O que é capaz de chocar a juventude do século XXI? Como surpreender e perturbar adolescentes com acesso abundante e gratuito a sexo e violência pela Internet? Na época dos nudes, das drogas, dos memes inconsequentes, da descrença na política, na família e na sociedade, de que forma despertar a atenção e provocar uma reflexão sobre os tempos de hoje?
Esta é a pergunta que vem à cabeça diante do primeiro episódio de Euphoria, exibido pela HBO em primeira mão aos jornalistas brasileiros. O conteúdo consegue ser, ao mesmo tempo, surpreendente e um tanto previsível.

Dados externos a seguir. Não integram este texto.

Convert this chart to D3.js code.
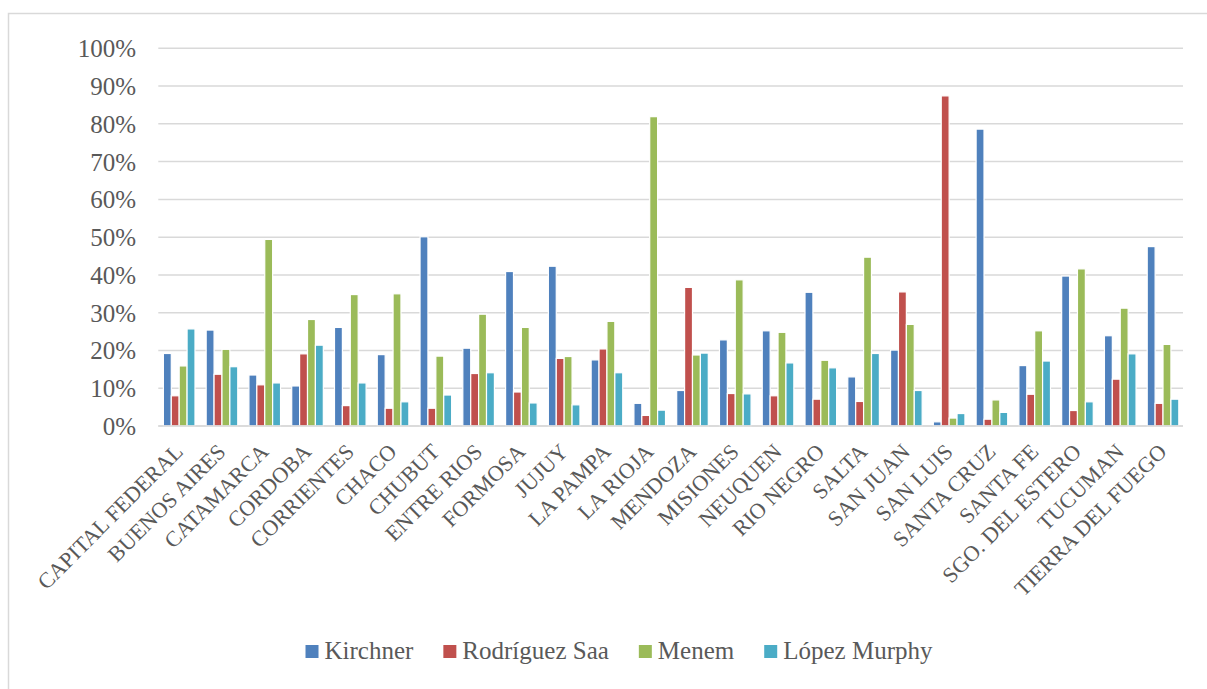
<!DOCTYPE html>
<html>
<head>
<meta charset="utf-8">
<script src="https://cdn.jsdelivr.net/npm/d3@7/dist/d3.min.js"></script>
<style>
  html, body { margin: 0; padding: 0; background: #fff; }
  svg { display: block; }
  text { font-family: "Liberation Serif", "Times New Roman", serif; fill: #595959; }
</style>
</head>
<body>
<svg id="chart" width="1207" height="689"></svg>
<script>
const categories = ["CAPITAL FEDERAL", "BUENOS AIRES", "CATAMARCA", "CORDOBA", "CORRIENTES", "CHACO", "CHUBUT", "ENTRE RIOS", "FORMOSA", "JUJUY", "LA PAMPA", "LA RIOJA", "MENDOZA", "MISIONES", "NEUQUEN", "RIO NEGRO", "SALTA", "SAN JUAN", "SAN LUIS", "SANTA CRUZ", "SANTA FE", "SGO. DEL ESTERO", "TUCUMAN", "TIERRA DEL FUEGO"];
const seriesNames = ["Kirchner", "Rodríguez Saa", "Menem", "López Murphy"];
const kirchner    = [19.2, 25.4, 13.5, 10.6, 26.1, 18.9, 50.1, 20.6, 40.9, 42.3, 17.5, 6.0, 9.4, 22.8, 25.2, 35.4, 13.0, 20.1, 1.1, 78.6, 16.0, 39.7, 23.9, 47.5];
const rodriguezSaa = [8.0, 13.7, 10.9, 19.1, 5.4, 4.7, 4.7, 13.9, 9.0, 17.9, 20.4, 2.8, 36.7, 8.6, 8.0, 7.1, 6.5, 35.5, 87.4, 1.8, 8.4, 4.1, 12.4, 6.0];
const menem       = [15.9, 20.3, 49.4, 28.2, 34.8, 35.0, 18.5, 29.6, 26.1, 18.4, 27.7, 81.9, 18.8, 38.7, 24.8, 17.4, 44.7, 26.9, 2.1, 6.9, 25.2, 41.6, 31.2, 21.6];
const lopezMurphy = [25.7, 15.7, 11.4, 21.4, 11.4, 6.4, 8.2, 14.1, 6.1, 5.6, 14.1, 4.2, 19.3, 8.5, 16.7, 15.4, 19.2, 9.4, 3.3, 3.6, 17.2, 6.4, 19.1, 7.1];
const yTicks = [0, 10, 20, 30, 40, 50, 60, 70, 80, 90, 100];
const colors = ["#4F81BD", "#C0504D", "#9BBB59", "#4BACC6"];

const seriesValues = [kirchner, rodriguezSaa, menem, lopezMurphy];

const svg = d3.select("#chart");

// chart frame (extends beyond the visible area on the right and bottom)
svg.append("rect")
  .attr("x", 8.5).attr("y", 13.5)
  .attr("width", 1300).attr("height", 800)
  .attr("fill", "none").attr("stroke", "#d9d9d9").attr("stroke-width", 1.5);

const plotLeft = 157.8, plotRight = 1184.4;
const x0 = d3.scaleBand().domain(categories).range([plotLeft, plotRight]).padding(0);
const groupW = 31.6;
const x1 = d3.scaleBand().domain(seriesNames)
  .range([(x0.bandwidth() - groupW) / 2, (x0.bandwidth() + groupW) / 2]).padding(0);
const y = d3.scaleLinear().domain([0, 100]).range([426, 48.3]);

// gridlines
svg.append("g").selectAll("line").data(yTicks).join("line")
  .attr("x1", 158.3).attr("x2", 1183)
  .attr("y1", d => y(d)).attr("y2", d => y(d))
  .attr("stroke", "#d9d9d9").attr("stroke-width", 1.5);

// y axis labels
const yAxis = d3.axisLeft(y).tickValues(yTicks).tickFormat(d => d + "%").tickSize(0).tickPadding(0);
const yg = svg.append("g").attr("transform", "translate(136,0)").call(yAxis);
yg.select(".domain").remove();
yg.selectAll("text")
  .attr("font-family", "Liberation Serif")
  .attr("font-size", 25)
  .attr("fill", "#595959")
  .attr("dy", "0.34em");

// bars
const rows = categories.map((c, i) => ({ cat: c, vals: seriesNames.map((s, j) => ({ s, j, v: seriesValues[j][i] })) }));
const groups = svg.append("g").selectAll("g").data(rows).join("g")
  .attr("transform", d => `translate(${x0(d.cat)},0)`);
groups.selectAll("rect").data(d => d.vals).join("rect")
  .attr("x", d => x1(d.s))
  .attr("width", x1.bandwidth())
  .attr("y", d => y(d.v))
  .attr("height", d => y(0) - y(d.v))
  .attr("fill", d => colors[d.j])
  .attr("stroke", "#ffffff")
  .attr("stroke-width", 1.2);

// baseline axis line
svg.append("line")
  .attr("x1", 158.3).attr("x2", 1183).attr("y1", y(0)).attr("y2", y(0))
  .attr("stroke", "#d9d9d9").attr("stroke-width", 1.5);

// category labels
svg.append("g").selectAll("text").data(categories).join("text")
  .attr("transform", d => `translate(${x0(d) + x0.bandwidth() / 2 + 5},453) rotate(-45)`)
  .attr("text-anchor", "end")
  .attr("font-size", 22)
  .text(d => d);

// legend
const legend = svg.append("g");
const items = legend.selectAll("g").data(seriesNames).join("g");
items.append("rect").attr("width", 13).attr("height", 13).attr("y", 645)
  .attr("fill", (d, i) => colors[i]);
items.append("text").attr("x", 19).attr("y", 659).attr("font-size", 25).text(d => d);
let widths = [];
items.each(function () { widths.push(19 + this.querySelector("text").getComputedTextLength()); });
const gap = 30;
const total = d3.sum(widths) + gap * (widths.length - 1);
let cx = 619 - total / 2;
items.each(function (d, i) {
  d3.select(this).attr("transform", `translate(${cx},0)`);
  cx += widths[i] + gap;
});
</script>
</body>
</html>
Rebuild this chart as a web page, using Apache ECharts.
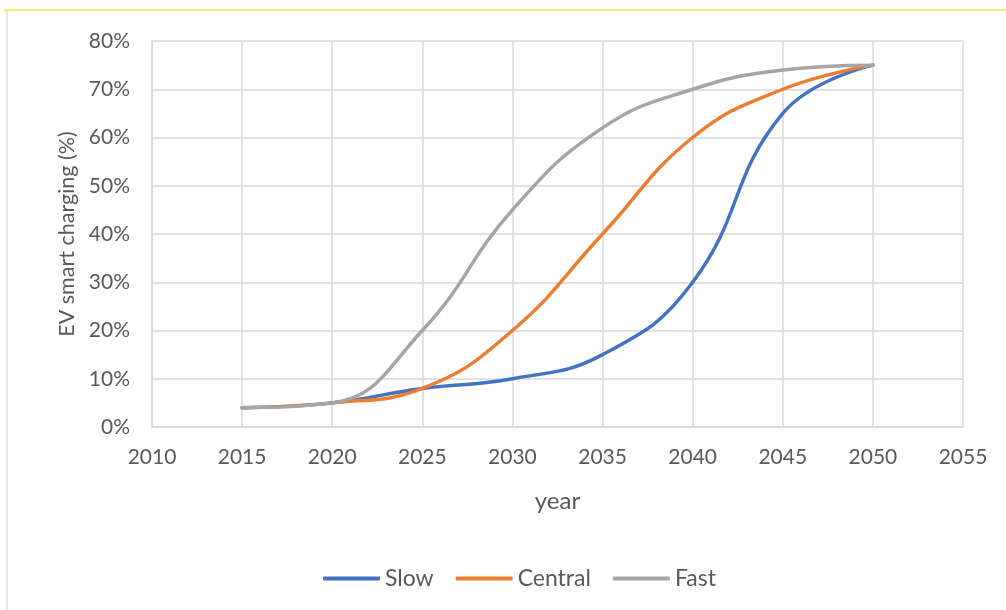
<!DOCTYPE html>
<html>
<head>
<meta charset="utf-8">
<script src="https://cdn.jsdelivr.net/npm/echarts@6/dist/echarts.min.js"></script>
<style>
  html, body { margin: 0; padding: 0; background: #fff; }
  #chart { width: 1006px; height: 610px; }
</style>
</head>
<body>
<div id="chart"></div>
<script>
// years and % values
const years = [2015, 2020, 2025, 2030, 2035, 2040, 2045, 2050]
const slow = [4, 5, 8, 10, 15, 30, 65, 75]
const central = [4, 5, 8, 20, 40, 60, 70, 75]
const fast = [4, 5, 20, 45, 62, 70, 74, 75]

const pairs = vals => years.map((y, i) => [y, vals[i]])
const txt = '#595959'
const font = 'Lato'

const mk = (name, vals, color) => ({
	name: name,
	type: 'line',
	data: pairs(vals),
	smooth: 0.45,
	symbol: 'none',
	showSymbol: false,
	lineStyle: { color: color, width: 3.5, cap: 'round' },
	itemStyle: { color: color }
})

let myChart = echarts.init(document.getElementById('chart'))
myChart.setOption({
	animation: false,
	textStyle: { fontFamily: font },
	graphic: [
		{ type: 'line', shape: { x1: 4, y1: 10, x2: 1006, y2: 10 }, style: { stroke: '#f2ec6a', lineWidth: 2 } },
		{ type: 'line', shape: { x1: 7, y1: 11, x2: 7, y2: 610 }, style: { stroke: '#dcdcd0', lineWidth: 1.5 } }
	],
	grid: { left: 152, right: 43, top: 41, bottom: 183 },
	xAxis: {
		type: 'value',
		min: 2010,
		max: 2055,
		interval: 5,
		name: 'year',
		nameLocation: 'middle',
		nameGap: 62,
		nameTextStyle: { color: txt, fontSize: 24, fontFamily: font },
		axisLine: { show: true, lineStyle: { color: '#d9d9d9', width: 1.5 } },
		axisTick: { show: false },
		splitLine: { show: true, lineStyle: { color: '#d9d9d9', width: 1.5 } },
		axisLabel: { color: txt, fontSize: 21, margin: 20, fontFamily: font, formatter: v => String(v) }
	},
	yAxis: {
		type: 'value',
		min: 0,
		max: 80,
		interval: 10,
		name: 'EV smart charging (%)',
		nameLocation: 'middle',
		nameGap: 72,
		nameTextStyle: { color: txt, fontSize: 21.5, fontFamily: font },
		axisLine: { show: true, lineStyle: { color: '#d9d9d9', width: 1.5 } },
		axisTick: { show: false },
		splitLine: { show: true, lineStyle: { color: '#d9d9d9', width: 1.5 } },
		axisLabel: { color: txt, fontSize: 21, margin: 22, formatter: '{value}%', fontFamily: font }
	},
	legend: {
		left: 318,
		top: 562,
		icon: 'roundRect',
		itemWidth: 57,
		itemHeight: 4,
		itemGap: 22,
		textStyle: { color: txt, fontSize: 23, fontFamily: font },
		data: ['Slow', 'Central', 'Fast']
	},
	series: [
		mk('Slow', slow, '#4472C4'),
		mk('Central', central, '#ED7D31'),
		mk('Fast', fast, '#A5A5A5')
	]
})
</script>
</body>
</html>
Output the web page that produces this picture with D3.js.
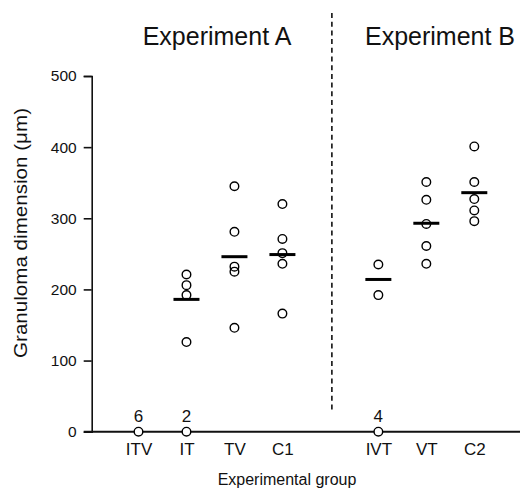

Por um lado, ele capricha no retrato da "juventude transviada", abandonada pelo sistema e sem perspectivas de futuro.
A galeria de protagonistas inclui a garota que sofreu bullying na escola, sofreu com distúrbios psicológicos e hoje enfrenta a dependência química (Zendaya), a amiga negligenciada, abusada sexualmente num encontro marcado pela Internet (Hunter Schafer), outra que sofre um estrangulamento do parceiro etc. As imagens incluem nudez explícita, ereção explícita, uso de diversas drogas, interpretação dúbia do consentimento durante o sexo (ou seja, potencial estupro) e uma série de violências psicológicas.
Por outro lado, este conteúdo não soa propriamente inovador. Euphoria se abre com uma mistura propositadamente indigesta de narrativas como Beleza Americana, Kids, Requiem para um Sonho e Spring Breakers. Com referências ao 11 de setembro, ao racismo, às famílias monoparentais e à desigualdade de renda, ele pode se lido tanto enquanto denúncia potente do American Way of Life como enquanto exploração fetichista da juventude abandonada.
No papel principal, Zendaya está longe de uma composição minimalista. Com os olhos vidrados, o corpo desleixado e um despojamento excessivo na fala (dizendo pelo menos um "fuck" a cada frase), ela corresponde ao imaginário cristalizado da junkie, algo que deve ser interpretado ou como uma entrega genial e transformadora da jovem atriz, ou como uma representação ao limite do caricatural.
Talvez os episódios seguintes venham a apresentar nuances na personagem, mas a primeira impressão é de um mosaico alarmante da geração Y. Zendaya pode não está comedida, mas a série também não está. O diretor Sam Levinson, do ótimo O Mago das Mentiras, faz questão de imergir o espectador num universo hipnótico de sensações extremas, algo próximo da viagem enfrentada pela protagonista.
Assim, o cineasta aposta em flashes coloridos, flashbacks de traumas na infância, cortes abruptos na montagem e no som (com o uso particularmente cru da trilha sonora) e movimentos livres da câmera durante uma festa, como se o nosso olhar estivesse tão embriagado quanto o dos jovens.
Por fim, Euphoria causa uma forte impressão inicial - resta saber se é uma impressão positiva ou negativa. Quando um homem casado e adúltero diz, paternalmente: "A sua geração não se importa muito com regras", antes de fazer sexo com uma adolescente, o tom parece sombrio, próximo do suspense. No entanto, quando Rue (Zandaya) avisa o espectador que "Nudes são a moeda do amor", e avisa, a propósito de uma desconfortável cena de sexo: "Prometo, isso não vai terminar em estupro", o conteúdo soa mais pop, humorístico e autocondescendente.
Os demais episódios serão determinantes para reler estas imagens iniciais. Uma fortíssima cena de humilhação envolvendo Jules durante uma festa (muito mais forte que as violências sexuais, diga-se de passagem) constitui o ápice desta abordagem moralmente ambígua: estamos diante de um momento corajoso pela força das imagens e pela capacidade de condensar os problemas da sociedade americana, ou apenas admirando, de modo voyeurista, o calvário de uma garota abusada? Resposta nos próximos episódios.
Euphoria estreia na HBO neste domingo, 16 de junho.